I found the problem to be a vacuum leak at the o-ring on the IMT Valve - Intake Manifold Tuning Valve. Couldn't nail it down until I ran across a TSB (#08-12-4) and followed its lead. I found this on a Sunday and had to go to a local auto parts store and hunt down a gasket/O-ring. I found one for a 1985 Audi 5000 Turbo's thermostat housing that worked great. (ROL Gasket number WO8413-001) A test drive under various conditions with scan my tool (ATUSB 3.1) attached and recording data showed that the LTFT is back to 0 again on both banks. All else appears normal.

FWIW, this Taurus is my first Ford product, so I'm not all that familiar with all of its ins-and-outs. Until this car, I was a life-long GM owner. Didn't know the IMT Valve existed, or what its purpose is. I suspect that it's to keep the volume of air constant between both banks - just a wild guess.

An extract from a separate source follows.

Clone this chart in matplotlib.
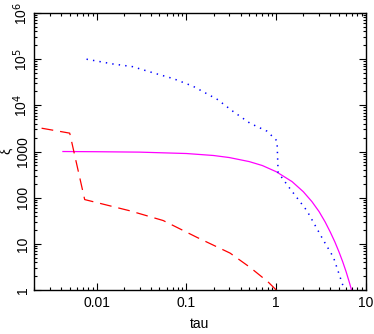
import matplotlib
matplotlib.use("Agg")
import matplotlib.pyplot as plt
import numpy as np

plt.rcParams['font.family'] = ['Liberation Sans', 'DejaVu Sans']
plt.rcParams['lines.scale_dashes'] = False

# solid magenta curve
tau_solid = np.array([0.0042, 0.01, 0.03, 0.1, 0.2, 0.3, 0.5, 0.7, 1.0, 1.5, 2.0, 2.5, 3.0, 3.5, 4.0, 4.5, 5.0, 5.5, 6.0, 6.5, 6.9])
xi_solid = np.array([1000, 990, 970, 905, 820, 740, 605, 497, 365, 223, 135, 82, 50, 30, 18, 11, 6.7, 4.1, 2.5, 1.5, 1.0])

# dashed red curve
tau_dash = np.array([0.00243, 0.0050, 0.00734, 0.0234, 0.055, 0.131, 0.306, 0.51, 0.81, 1.0])
xi_dash = np.array([3200, 2500, 91, 52, 32, 13.8, 6.3, 3.1, 1.5, 1.0])

# dotted blue curve
tau_dot = np.array([0.0077, 0.015, 0.025, 0.042, 0.071, 0.118, 0.22, 0.33, 0.51, 0.79, 1.02, 1.05, 1.43, 2.2, 3.35, 4.34, 5.75])
xi_dot = np.array([1.0e5, 7.9e4, 6.9e4, 5.1e4, 3.8e4, 2.6e4, 1.35e4, 7400, 4100, 2750, 1700, 350, 155, 52, 12, 5.1, 1.0])

xticks = [0.01, 0.1, 1, 10]
xticklabels = ['0.01', '0.1', '1', '10']
yticks = [1, 10, 100, 1000, 1e4, 1e5, 1e6]
yticklabels = ['1', '10', '100', '1000', r'10$^{4}$', r'10$^{5}$', r'10$^{6}$']

fig = plt.figure(figsize=(3.74, 3.34), dpi=100)
ax = fig.add_axes([0.0909, 0.1317, 0.8877, 0.8293])

ax.plot(tau_solid, xi_solid, color='#ff00ff', lw=0.9)
ax.plot(tau_dash, xi_dash, color='#ff0000', lw=0.9, dashes=(8.5, 5))
ax.plot(tau_dot, xi_dot, color='#0000ff', lw=1.1, dashes=(1, 3.7))

ax.set_xscale('log')
ax.set_yscale('log')
ax.set_xlim(0.002, 10)
ax.set_ylim(1, 1e6)

ax.set_xticks(xticks)
ax.set_xticklabels(xticklabels, fontsize=10)
ax.set_yticks(yticks)
ax.set_yticklabels(yticklabels, fontsize=10, rotation=90, va='center')

ax.tick_params(which='both', direction='in', top=True, right=True, width=0.8)
ax.tick_params(which='major', length=5, pad=4)
ax.tick_params(axis='y', which='major', pad=3)
ax.tick_params(which='minor', length=2.5)
for s in ax.spines.values():
    s.set_linewidth(1.0)

ax.set_xlabel('tau', fontsize=10, labelpad=5)
ax.set_ylabel('ξ', fontsize=10)
# label sits just left of the 1000 tick label, a bit above axis middle
ax.yaxis.set_label_coords(-0.063, (290 - 151) / 277.0)

fig.savefig('out.png', dpi=100)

Thanks for all the info you guys have passed on here. I appreciate it.

Response From Hammer Time

We see that combination of codes a lot of Fords and it's nearly always caused by a bad vacuum leak. That's not the only possible cause but the most common. Check all the main vacuum feed lines. Listen for a hissing noise. They commonly suck holes right through the rubber connectors at the source or in other parts of the PCV system.

Response From highplainsdox

Thanks. I will look for one.

Will a vaccuum leak also cause it to go into Closed Loop so soon?

Thanks again,

Response From Hammer Time

Too soon? Never heard of that happening for any reason.

Response From highplainsdox

Cat Temp: 106 deg both banks.
Engine Temp: 120 deg

I had the understanding that Closed Loop happens after the cat temp, O2 temp, and engine temp come up to operating temp. At the time it went CL-1, the O2 sensors were still bottomed out. At the very least, it's not supposed to go CL until after the O2's start swinging, is it? Here, the marker is positioned at the first scan in Closed Loop. All of the data in my first post apply to this marker position.

Response From Hammer Time

My understanding for closed loop was

  1. Engine temperature
  2. 0/2 response
  3. Internal timer expire

Response From highplainsdox

Engine temp at the marker was only 120 deg and the O2 response was nil at the time of going Closed Loop. Don't know what the timer is set at, but I would think it's more than 13 seconds of runtime. Haven't found the criteria yet. Struck me as being a little strange.

Response From Hammer Time

I don't know. I would suspect either your scan tool is giving you bad info about the loop status or there is a problem with the PCM. Have you got a different scanner to try?

Response From highplainsdox

No, I don't have another one. This one was just upgraded at the factory very recently.